Here’s a great introduction to the history of SGML written and presented by Susan Schreibman.
My name is Susan Schreibman, I’m Professor of Digital Humanities at Maynooth University and I’m the co developer of the Text Encoding and TEI module. I’m going to give you a very short history of SGML. So SGML, you can see it on the slide, was developed in 1986, HTML 1991, and XML 1998. What you might notice is SGML was developed prior to the World Wide Web.
In fact HTML is developed from SGML and it is the language that enabled the World Wide Web. What HTML, XML, and SGML have in common, well they’re all markup languages as opposed to programming or processing languages. SGML and XML and other derivatives of SGML are meta languages, they are languages that describe other languages. But they all use the same syntax as you can see on the slide. They use tags or elements, in this case you can see line group and line as elements, and there are specialized software that interprets those tags either for display and/or search, retrieval, and analysis. All these markup languages use attributes and you can see it here line, in fact the attribute is number three or number two, and these attributes further delineate specific features of text.
In the early 1980s the idea that markup should be focused on the structural elements of the document and leave the visual presentation of that structure to other software that would interpret those tags and this is what led to the creation of SGML. The idea which we still hold is separating content from its display. By the time SGML became a standard in 1986 it was adopted by industries that used a lot of text; the IRS, the Department of Defense, and in fact the text encoding community. SGML as a tag set is unlimited, potentially comprising millions of tags. What’s important about it is that allows for user communities to define and develop their own tag sets. Having said that, it was extremely difficult to work with syntactically, particularly over a networked environment because as we talked about earlier it was developed in a pre-internet environment. Yet, SGML is very powerful in its descriptive capabilities.
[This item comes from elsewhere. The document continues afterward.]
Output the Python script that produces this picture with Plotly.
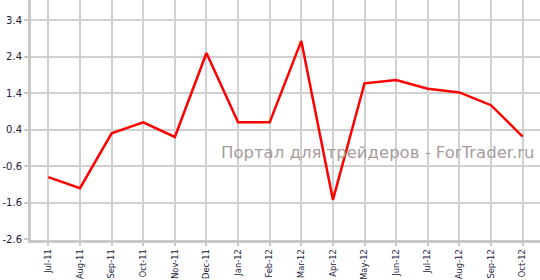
import plotly.graph_objects as go

months = ["Jul-11", "Aug-11", "Sep-11", "Oct-11", "Nov-11", "Dec-11", "Jan-12", "Feb-12",
          "Mar-12", "Apr-12", "May-12", "Jun-12", "Jul-12", "Aug-12", "Sep-12", "Oct-12"]
values = [-0.9, -1.2, 0.3, 0.6, 0.2, 2.5, 0.6, 0.6, 2.83, -1.52, 1.67, 1.76, 1.52, 1.42, 1.07, 0.21]
y_ticks = [-2.6, -1.6, -0.6, 0.4, 1.4, 2.4, 3.4]
watermark = "Портал для трейдеров - ForTrader.ru"

x_idx = list(range(len(months)))

fig = go.Figure()
fig.add_trace(go.Scatter(x=x_idx, y=values, mode="lines",
                         line=dict(color="#ff0000", width=2.5), hoverinfo="skip"))

fig.update_layout(
    width=540, height=280,
    margin=dict(l=31, r=0, t=0, b=40),
    paper_bgcolor="white", plot_bgcolor="white",
    showlegend=False,
    font=dict(family="DejaVu Sans", size=10, color="#1a1a3a"),
    xaxis=dict(range=[-0.55, 15.55], tickmode="array", tickvals=x_idx, ticktext=months,
               tickangle=-90, showgrid=True, gridcolor="#d0d0d0", gridwidth=1.5,
               tickfont=dict(size=8.3),
               zeroline=False, showline=True, linecolor="#c8c8c8", linewidth=3,
               ticks="outside", ticklen=3, tickcolor="#c8c8c8", tickwidth=1.5,
               automargin=False),
    yaxis=dict(range=[-2.62, 3.95], tickmode="array", tickvals=y_ticks,
               ticktext=[f"{v:.1f}" for v in y_ticks],
               showgrid=True, gridcolor="#d0d0d0", gridwidth=1.5,
               zeroline=False, showline=True, linecolor="#c8c8c8", linewidth=3,
               ticks="outside", ticklen=4, tickcolor="#c8c8c8", tickwidth=1.5,
               automargin=False),
)

fig.add_annotation(text=watermark, xref="paper", yref="paper", x=0.995, y=0.365,
                   xanchor="right", yanchor="middle", showarrow=False,
                   font=dict(family="DejaVu Sans", size=16.5, color="#a89c9c"))

fig.write_html("out.html")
SGML only described a syntax for including markup in documents. There was a separate syntax called a DTD that described what tags could be used, for example where in the hierarchy and how often. What DTDs allowed were many documents to be encoded according to the same standard and these many documents are known as document instances. We’ll be exploring DTDs and schema, which serves the same purpose for XML documents, later in this course. SGML was made easy for humans but was difficult for machines to process. It was made easy because at the time in the 1980s the only way to get text into a computer was to type it in. So there was a lot of what’s called minimization, so that human beings had to type less, less keystrokes. So for example, tags didn’t need to be closed, attribute values didn’t have to have quote marks, tags could be replaced with a delimiter string, upper and lower case were read as the same by the computer.
And this made it very difficult for processing. SGML allowed for empty tags so that the empty tag inherited the value from the nearest previous start tag. What this meant was that the program went along when it found another open tag it realized that the content before must have closed. So it took a lot of extra processing power. HTML is an application of SGML designed to support the sharing of articles amongst researchers originally. HTML’s limited vocabulary was in fact its strength because HTML tags were developed by and large for display, presentational vocabulary, it didn’t facilitate descriptive searching. In the early days of the world wide web tech abuse became rife. Each browser rendered HTML tags differently so if you picked a h1 tag, a heading one tag, on one browser it might be 20 points in bold, another 18 points in italic. People began not using the tag semantically, h1 for the highest level header, but began using other tags and adding in display information to control how the web pages looked.
The success of HTML was exponential and within a few years after the release of the first browsers in 1991, code became so buggy and browsers became so bloated attempting to render the most ill encoded text that another solution was needed. eXtensible markup language was developed as a compromise. It’s a meta language like SGML so it allows communities to create their own tag sets. But it also contains a number of features that make it simpler for computers to process. This rule set is known as well-formed which we describe in this section.